Material provided —
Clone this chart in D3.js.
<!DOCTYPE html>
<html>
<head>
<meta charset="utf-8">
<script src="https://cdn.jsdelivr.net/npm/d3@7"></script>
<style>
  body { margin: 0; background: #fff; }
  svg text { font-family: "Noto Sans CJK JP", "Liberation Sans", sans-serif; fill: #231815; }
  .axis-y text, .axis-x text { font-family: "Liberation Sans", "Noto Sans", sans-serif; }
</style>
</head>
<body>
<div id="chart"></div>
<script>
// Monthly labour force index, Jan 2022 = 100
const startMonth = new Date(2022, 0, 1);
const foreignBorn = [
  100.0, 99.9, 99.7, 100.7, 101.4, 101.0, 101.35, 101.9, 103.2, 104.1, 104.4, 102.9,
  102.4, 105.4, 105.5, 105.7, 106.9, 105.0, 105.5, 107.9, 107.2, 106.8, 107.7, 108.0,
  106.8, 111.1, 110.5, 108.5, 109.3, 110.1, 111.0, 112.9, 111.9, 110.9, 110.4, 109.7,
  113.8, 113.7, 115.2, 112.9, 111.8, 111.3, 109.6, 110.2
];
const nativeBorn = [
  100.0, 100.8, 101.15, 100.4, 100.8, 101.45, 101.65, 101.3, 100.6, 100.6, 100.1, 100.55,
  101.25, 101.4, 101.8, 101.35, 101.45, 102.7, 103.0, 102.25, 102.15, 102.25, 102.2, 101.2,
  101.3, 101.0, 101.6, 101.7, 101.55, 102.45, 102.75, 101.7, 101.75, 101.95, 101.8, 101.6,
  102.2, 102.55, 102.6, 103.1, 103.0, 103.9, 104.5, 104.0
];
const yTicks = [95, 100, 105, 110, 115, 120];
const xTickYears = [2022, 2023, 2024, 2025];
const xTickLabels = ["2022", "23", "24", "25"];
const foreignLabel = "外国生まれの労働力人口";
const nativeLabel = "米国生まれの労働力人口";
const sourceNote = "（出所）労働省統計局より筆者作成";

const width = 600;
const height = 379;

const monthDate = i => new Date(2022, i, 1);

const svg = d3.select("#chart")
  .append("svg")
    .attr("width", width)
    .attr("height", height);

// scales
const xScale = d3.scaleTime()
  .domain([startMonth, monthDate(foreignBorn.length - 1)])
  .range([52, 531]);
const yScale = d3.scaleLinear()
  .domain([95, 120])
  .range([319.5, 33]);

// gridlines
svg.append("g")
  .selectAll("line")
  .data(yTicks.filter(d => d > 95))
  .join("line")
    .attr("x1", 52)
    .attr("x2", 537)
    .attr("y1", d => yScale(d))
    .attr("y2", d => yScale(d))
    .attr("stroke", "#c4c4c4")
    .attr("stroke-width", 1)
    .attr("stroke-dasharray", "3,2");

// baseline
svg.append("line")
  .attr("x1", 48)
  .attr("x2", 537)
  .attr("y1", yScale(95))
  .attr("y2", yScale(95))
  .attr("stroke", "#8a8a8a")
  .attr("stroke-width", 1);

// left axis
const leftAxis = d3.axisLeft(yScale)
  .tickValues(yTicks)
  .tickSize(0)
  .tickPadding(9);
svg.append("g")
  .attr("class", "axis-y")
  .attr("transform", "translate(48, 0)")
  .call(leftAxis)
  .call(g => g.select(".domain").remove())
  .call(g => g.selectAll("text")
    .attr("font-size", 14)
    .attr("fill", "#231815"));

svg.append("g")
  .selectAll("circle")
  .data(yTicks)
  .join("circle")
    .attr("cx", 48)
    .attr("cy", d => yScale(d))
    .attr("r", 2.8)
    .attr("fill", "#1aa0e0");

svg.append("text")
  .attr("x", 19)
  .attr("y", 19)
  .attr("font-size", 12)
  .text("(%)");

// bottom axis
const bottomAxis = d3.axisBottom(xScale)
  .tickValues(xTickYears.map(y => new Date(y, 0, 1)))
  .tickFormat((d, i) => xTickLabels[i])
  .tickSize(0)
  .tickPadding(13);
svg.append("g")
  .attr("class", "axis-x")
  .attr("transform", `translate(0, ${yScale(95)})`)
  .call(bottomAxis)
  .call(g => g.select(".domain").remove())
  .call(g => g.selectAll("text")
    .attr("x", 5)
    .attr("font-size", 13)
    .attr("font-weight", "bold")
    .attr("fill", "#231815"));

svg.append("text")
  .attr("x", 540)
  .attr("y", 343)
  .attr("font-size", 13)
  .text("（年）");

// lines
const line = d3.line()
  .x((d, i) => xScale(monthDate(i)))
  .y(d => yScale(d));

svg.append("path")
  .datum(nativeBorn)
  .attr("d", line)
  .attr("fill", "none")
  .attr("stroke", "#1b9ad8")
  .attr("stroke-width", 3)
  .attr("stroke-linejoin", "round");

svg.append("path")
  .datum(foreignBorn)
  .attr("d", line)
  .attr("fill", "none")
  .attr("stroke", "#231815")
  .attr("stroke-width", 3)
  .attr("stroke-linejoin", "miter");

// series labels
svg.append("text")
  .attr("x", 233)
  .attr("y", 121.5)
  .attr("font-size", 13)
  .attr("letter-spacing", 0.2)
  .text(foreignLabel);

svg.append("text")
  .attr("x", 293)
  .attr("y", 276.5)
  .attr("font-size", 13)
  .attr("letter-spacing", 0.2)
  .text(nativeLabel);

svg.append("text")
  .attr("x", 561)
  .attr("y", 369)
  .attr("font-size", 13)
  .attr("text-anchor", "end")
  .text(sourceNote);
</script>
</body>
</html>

Brief —
Please restate the whole listing word for word.

Answer to the exercise —
Clone this chart in D3.js.
<!DOCTYPE html>
<html>
<head>
<meta charset="utf-8">
<script src="https://cdn.jsdelivr.net/npm/d3@7"></script>
<style>
  body { margin: 0; background: #fff; }
  svg text { font-family: "Noto Sans CJK JP", "Liberation Sans", sans-serif; fill: #231815; }
  .axis-y text, .axis-x text { font-family: "Liberation Sans", "Noto Sans", sans-serif; }
</style>
</head>
<body>
<div id="chart"></div>
<script>
// Monthly labour force index, Jan 2022 = 100
const startMonth = new Date(2022, 0, 1);
const foreignBorn = [
  100.0, 99.9, 99.7, 100.7, 101.4, 101.0, 101.35, 101.9, 103.2, 104.1, 104.4, 102.9,
  102.4, 105.4, 105.5, 105.7, 106.9, 105.0, 105.5, 107.9, 107.2, 106.8, 107.7, 108.0,
  106.8, 111.1, 110.5, 108.5, 109.3, 110.1, 111.0, 112.9, 111.9, 110.9, 110.4, 109.7,
  113.8, 113.7, 115.2, 112.9, 111.8, 111.3, 109.6, 110.2
];
const nativeBorn = [
  100.0, 100.8, 101.15, 100.4, 100.8, 101.45, 101.65, 101.3, 100.6, 100.6, 100.1, 100.55,
  101.25, 101.4, 101.8, 101.35, 101.45, 102.7, 103.0, 102.25, 102.15, 102.25, 102.2, 101.2,
  101.3, 101.0, 101.6, 101.7, 101.55, 102.45, 102.75, 101.7, 101.75, 101.95, 101.8, 101.6,
  102.2, 102.55, 102.6, 103.1, 103.0, 103.9, 104.5, 104.0
];
const yTicks = [95, 100, 105, 110, 115, 120];
const xTickYears = [2022, 2023, 2024, 2025];
const xTickLabels = ["2022", "23", "24", "25"];
const foreignLabel = "外国生まれの労働力人口";
const nativeLabel = "米国生まれの労働力人口";
const sourceNote = "（出所）労働省統計局より筆者作成";

const width = 600;
const height = 379;

const monthDate = i => new Date(2022, i, 1);

const svg = d3.select("#chart")
  .append("svg")
    .attr("width", width)
    .attr("height", height);

// scales
const xScale = d3.scaleTime()
  .domain([startMonth, monthDate(foreignBorn.length - 1)])
  .range([52, 531]);
const yScale = d3.scaleLinear()
  .domain([95, 120])
  .range([319.5, 33]);

// gridlines
svg.append("g")
  .selectAll("line")
  .data(yTicks.filter(d => d > 95))
  .join("line")
    .attr("x1", 52)
    .attr("x2", 537)
    .attr("y1", d => yScale(d))
    .attr("y2", d => yScale(d))
    .attr("stroke", "#c4c4c4")
    .attr("stroke-width", 1)
    .attr("stroke-dasharray", "3,2");

// baseline
svg.append("line")
  .attr("x1", 48)
  .attr("x2", 537)
  .attr("y1", yScale(95))
  .attr("y2", yScale(95))
  .attr("stroke", "#8a8a8a")
  .attr("stroke-width", 1);

// left axis
const leftAxis = d3.axisLeft(yScale)
  .tickValues(yTicks)
  .tickSize(0)
  .tickPadding(9);
svg.append("g")
  .attr("class", "axis-y")
  .attr("transform", "translate(48, 0)")
  .call(leftAxis)
  .call(g => g.select(".domain").remove())
  .call(g => g.selectAll("text")
    .attr("font-size", 14)
    .attr("fill", "#231815"));

svg.append("g")
  .selectAll("circle")
  .data(yTicks)
  .join("circle")
    .attr("cx", 48)
    .attr("cy", d => yScale(d))
    .attr("r", 2.8)
    .attr("fill", "#1aa0e0");

svg.append("text")
  .attr("x", 19)
  .attr("y", 19)
  .attr("font-size", 12)
  .text("(%)");

// bottom axis
const bottomAxis = d3.axisBottom(xScale)
  .tickValues(xTickYears.map(y => new Date(y, 0, 1)))
  .tickFormat((d, i) => xTickLabels[i])
  .tickSize(0)
  .tickPadding(13);
svg.append("g")
  .attr("class", "axis-x")
  .attr("transform", `translate(0, ${yScale(95)})`)
  .call(bottomAxis)
  .call(g => g.select(".domain").remove())
  .call(g => g.selectAll("text")
    .attr("x", 5)
    .attr("font-size", 13)
    .attr("font-weight", "bold")
    .attr("fill", "#231815"));

svg.append("text")
  .attr("x", 540)
  .attr("y", 343)
  .attr("font-size", 13)
  .text("（年）");

// lines
const line = d3.line()
  .x((d, i) => xScale(monthDate(i)))
  .y(d => yScale(d));

svg.append("path")
  .datum(nativeBorn)
  .attr("d", line)
  .attr("fill", "none")
  .attr("stroke", "#1b9ad8")
  .attr("stroke-width", 3)
  .attr("stroke-linejoin", "round");

svg.append("path")
  .datum(foreignBorn)
  .attr("d", line)
  .attr("fill", "none")
  .attr("stroke", "#231815")
  .attr("stroke-width", 3)
  .attr("stroke-linejoin", "miter");

// series labels
svg.append("text")
  .attr("x", 233)
  .attr("y", 121.5)
  .attr("font-size", 13)
  .attr("letter-spacing", 0.2)
  .text(foreignLabel);

svg.append("text")
  .attr("x", 293)
  .attr("y", 276.5)
  .attr("font-size", 13)
  .attr("letter-spacing", 0.2)
  .text(nativeLabel);

svg.append("text")
  .attr("x", 561)
  .attr("y", 369)
  .attr("font-size", 13)
  .attr("text-anchor", "end")
  .text(sourceNote);
</script>
</body>
</html>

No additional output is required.